Pour autant que « prier pour son pays témoigne du respect, de l’attachement et du dévouement envers celui-ci, sa Constitution et ses lois, socles des valeurs républicaines et démocratiques sur lesquelles reposent la paix civile, la cohésion nationale et la stabilité institutionnelle », le G7 craint que le culte du stade des Martyrs ne soit qu’un lieu pour pousser à la violation de la Constitution, tout en foulant aux pieds les prescrits de cette loi fondamentale en matières électorale.
Le pouvoir est aux abois. Hanté par le glissement, passage obligé pour rempiler, il remue ciel et terre pour atteindre cet objectif. Son dialogue devenant de plus en plus une gageure, il imagine des trouvailles aussi troublantes qu’inédites. Malheureusement, jusque-là celles-ci se sont révélées peu commodes et non concluantes. Si bien qu’au finish, elles n’apportent pas les résultats escomptés.

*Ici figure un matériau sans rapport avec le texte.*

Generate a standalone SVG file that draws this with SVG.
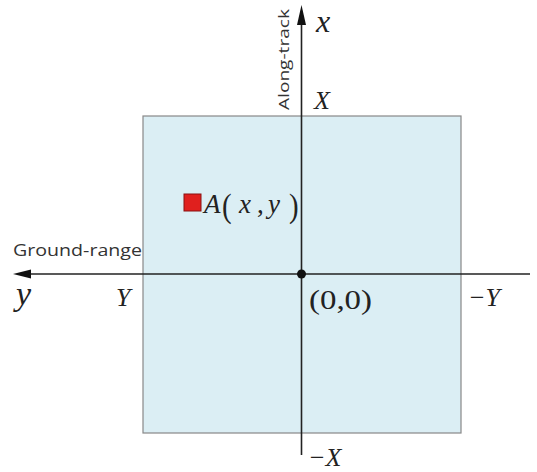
<svg xmlns="http://www.w3.org/2000/svg" width="537" height="472" viewBox="0 0 537 472">
<defs>
<style>
.m{font-family:"Liberation Serif","Times New Roman",serif;font-style:italic;fill:#222}
.p{font-family:"Liberation Serif","Times New Roman",serif;fill:#222}
.s{font-family:"Open Sans","Liberation Sans",sans-serif;fill:#333}
.ax{stroke:#222;stroke-width:1.6;fill:none}
.head{fill:#111}
</style>
</defs>
<rect width="537" height="472" fill="#fff"/>
<g id="area">
<rect x="143" y="116" width="318" height="317" fill="#dbeef4" stroke="#888" stroke-width="1.2"/>
</g>
<g id="connectors">
<line class="ax" x1="301.5" y1="455" x2="301.5" y2="20"/>
<path class="head" d="M301.5,5 L297,25 L306,25 z"/>
<line class="ax" x1="530" y1="274" x2="28" y2="274"/>
<path class="head" d="M13,274 L31,269.5 L31,278.5 z"/>
</g>
<g id="origin">
<circle cx="301.5" cy="274" r="4.5" fill="#111"/>
<text class="p" x="309" y="309" font-size="27" textLength="63" lengthAdjust="spacingAndGlyphs">(0,0)</text>
</g>
<g id="pointA">
<rect x="184" y="194" width="17" height="17" fill="#e0201e" stroke="#8a1010" stroke-width="1"/>
<text class="m" x="204" y="213" font-size="27">A</text>
<text class="p" x="222" y="217" font-size="34" transform="translate(222 217) scale(0.85 1) translate(-222 -217)">(</text>
<text class="m" x="239" y="213" font-size="27">x</text>
<text class="p" x="257" y="213" font-size="27">,</text>
<text class="m" x="268" y="213" font-size="27">y</text>
<text class="p" x="289" y="217" font-size="34" transform="translate(289 217) scale(0.85 1) translate(-289 -217)">)</text>
</g>
<g id="labels">
<text class="m" x="316" y="32" font-size="32">x</text>
<text class="m" x="314" y="109" font-size="26">X</text>
<text class="s" font-size="15" transform="translate(289 110) rotate(-90)" textLength="101" lengthAdjust="spacingAndGlyphs">Along-track</text>
<text class="s" x="13" y="256" font-size="15.5" textLength="129" lengthAdjust="spacingAndGlyphs">Ground-range</text>
<text class="m" x="16" y="305" font-size="34">y</text>
<text class="m" x="116" y="306" font-size="26">Y</text>
<text class="m" x="468" y="306" font-size="26">−Y</text>
<text class="m" x="308" y="466" font-size="26">−X</text>
</g>
</svg>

C’est donc sans surprise que l’Eglise catholique s’est retirée de l’organisation du culte du 5 mars 2016. Les catholiques, qui tiennent depuis toujours au respect de la Constitution et à l’organisation des élections dans les délais, ne pouvaient donc s’associer à cette compromission au grand jour. Seule l’ECC et quelques zélés des églises de réveil – les mêmes qui ont coopté Corneille Nangaa à la tête de la Céni – en y entrainant quelques acteurs de la Société civile proche de la Majorité présidentielle vont donc communier au stade des Martyrs.
L’argent contre l’évangile
Le culte du 5 mars 2016 est une honte pour l’église, une mese noire qui rentre en contradiction avec la justice et de l’équité, dont Jésus-Christ s’est fait le grand messager. Mais, pour l’amour de l’argent et emportés par toutes les convoitises de la chair, des « hommes de Dieu » - faudrait-il encore qu’ils le soient réellement - sont prêts à trahir Dieu et tous ceux qui ont cru en eux.
Le culte du 5 mars n’est bâti sur aucune révélation. Il s’inscrit dans un schéma politique, négocié à coup des billets de banques dont le versement total sera conditionné par la réussite de la mobilisation. Une chose est vraie. Le dialogue ne s’obtiendra ni par la multiplication des marches, ni par la prière, encore moins par les menaces de tous genres. Le vrai dialogue, c’est celui qui ne devrait en aucun moment s’écarter des prescrits de la Constitution et aboutirait, en toute sportivité, à une alternance politique selon les règles du jeu démocratique.
Bref, le rendez-vous du 5 mars est une croisade contre la Constitution. Pour s’être inscrits dans le schéma machiavélique de la MP, des hommes d’églises porteront une grande responsabilité par rapport à Dieu et à l’histoire.